Several subgenres were created

Intelligent techno

In 1991 UK music journalist Matthew Collin wrote that "Europe may have the scene and the energy, but it's America which supplies the ideological direction...if Belgian techno gives us riffs, German techno the noise, British techno the breakbeats, then Detroit supplies the sheer cerebral depth". By 1992 a general rejection of rave culture, by a number of European producers and labels who were attempting to redress what they saw as the corruption and commercialization of the original techno ideal, was evident. Following this the ideal of an intelligent or Detroit derived pure techno aesthetic began to take hold. Detroit techno had maintained its integrity throughout the rave era and was inspiring a new generation of so called intelligent techno producers.

As the mid-1990s approached, the term had gained common usage in an attempt to differentiate the increasingly sophisticated takes on EDM from other strands of techno that had emerged,including overtly commercial strains and harder, rave-oriented variants such as breakbeat hardcore, Schranz, Dutch Gabber.

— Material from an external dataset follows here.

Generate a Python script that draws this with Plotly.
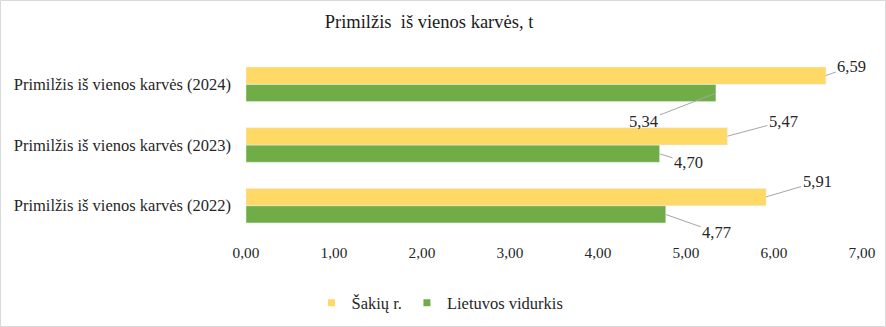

Simon Reynolds observes that this progression "...involved a full-scale retreat from the most radically posthuman and hedonistically functional aspects of rave music toward more traditional ideas about creativity, namely the auteur theory of the solitary genius who humanizes technology...".

Warp Records was among the first to capitalize upon this development with the release of the compilation album Artificial Intelligence Of this time, Warp founder and managing director Steve Beckett has said
“ ...the dance scene was changing and we were hearing B-sides that weren't dance but were interesting and fitted into experimental, progressive rock, so we decided to make the compilation Artificial Intelligence, which became a milestone... it felt like we were leading the market rather than it leading us, the music was aimed at home listening rather than clubs and dance floors: people coming home, off their nuts, and having the most interesting part of the night listening to totally tripped out music. The sound fed the scene.”

Warp had originally marketed Artificial Intelligence using the description electronic listening music but this was quickly replaced by intelligent techno. In the same period (1992–93) other names were also bandied about such as armchair techno, ambient techno, and electronica, but all were used to describe an emerging form of post-rave dance music for the sedentary and stay at home. Following the commercial success of the compilation in the United States, Intelligent Dance Music eventually became the phrase most commonly used to describe much of the experimental EDM emerging during the mid to late 1990s.

Although it is primarily Warp that has been credited with ushering the commercial growth of IDM and electronica, in the early 1990s there were many notable labels associated with the initial intelligence trend that received little, if any, wider attention. Amongst others they include: Black Dog Productions (1989), Carl Craig's Planet E (1991), Kirk Degiorgio's Applied Rhythmic Technology (1991), Eevo Lute Muzique (1991), General Production Recordings (1991), New Electronica (1993), Mille Plateaux (1993), 100% Pure (1993), and Ferox Records (1993).